簡単な仕組みのウイルスは「システムの復元」で駆除も可能です。ちなみに上記「偽セキュリティソフト駆除の実際」で紹介した、1番目と 2番目なら「システムの復元」で復旧できます。操作方法も簡単なため、まず試すなら「システムの復元」といえます。
ただしシステムの復元を行うには、復元するデータ(復元ポイント)が必要です。この復元するデータ(復元ポイント)は、アプリケーションソフトなどをインストールするか、ユーザーが復元ポイントを作成しない限り、存在しません。そのため失敗することもあります。また Windows XP SP3 ユーザーがバージョンアップ前の SP2 の時に作成した復元ポイントに戻してしまうとエラーが発生します。この点だけは注意してください。
2. ウイルス駆除ツールを使う
Windows(OS)を開発している Microsoft社の「 悪意のあるソフトウェアの削除ツール 」(リンクはページ下にあります)では、多くの偽セキュリティソフトが駆除できます。またダウンロードしてクリックするだけと簡単です。ぜひ試してください。

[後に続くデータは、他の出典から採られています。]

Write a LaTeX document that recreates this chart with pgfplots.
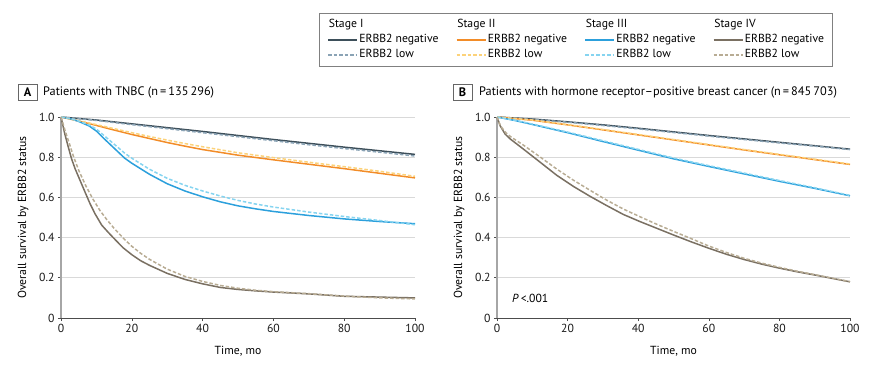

なお、最近のウイルスに感染すると、マイクロソフト社のサイトやウイルス対策ソフトメーカーのサイトにアクセスできなくなることもあります。このように直接ダウンロードできない場合は、違うパソコンでツールをダウンロードして USB メモリなどでコピーします。
ちなみに上記「偽セキュリティソフト駆除の実際」で紹介した、2番目ならその他のウイルスも含めて駆除できます。
3. オンラインスキャンを使う
使っているウイルス対策ソフトで検出や駆除ができなくても、違うメーカーのウイルス対策ソフトなら検出や駆除ができることもあります。そこで各ウイルス対策ソフトメーカーが提供しているオンラインスキャンで検査及び駆除を試します。リンクはページ下にありますので、こちらも試してください。
なお、最近のウイルスに感染すると、マイクロソフト社のサイトやウイルス対策ソフトメーカーのサイトにアクセスできなくなることがあります。そしてもし「システムの復元」及び「ウイルス駆除ツール」で失敗し、オンラインスキャンにも失敗する場合は「リカバリ」をするしかありません(リカバリできない場合はサポート会社へご依頼ください)。
復旧確認方法と注意点
偽セキュリティソフトの表示が消えても、その他のウイルスが残ってしまっている可能性もあります。そして、しばらくはウイルス対策ソフトで様子を見ます。様子見とは「ウイルス駆除の履歴」、「検疫」、「パーソナルファイアウォールの履歴」を確認します。また「インターネットが遅い」などの症状があった場合は、それらの症状が改善されたかどうかも確認してください。
もしウイルス対策ソフトに新たな異常記録がされる場合やウイルス感染後から感じていた症状が改善しない場合は、何かしらのウイルスが潜伏しています。この場合はリカバリ(初期化)するか、当社のようなサポート会社に依頼するしかありません。
ウイルス予防のワンポイント
海外のフリーゲーム・違法サイト・アダルトサイトと、ファイル共有ソフトを使う場合は注意してください。できれば使わないほうが良いでしょう。
なお、ウイルス対策ソフトを使っていても、ウイルスに感染することがあります。ここは油断せず、予防してください。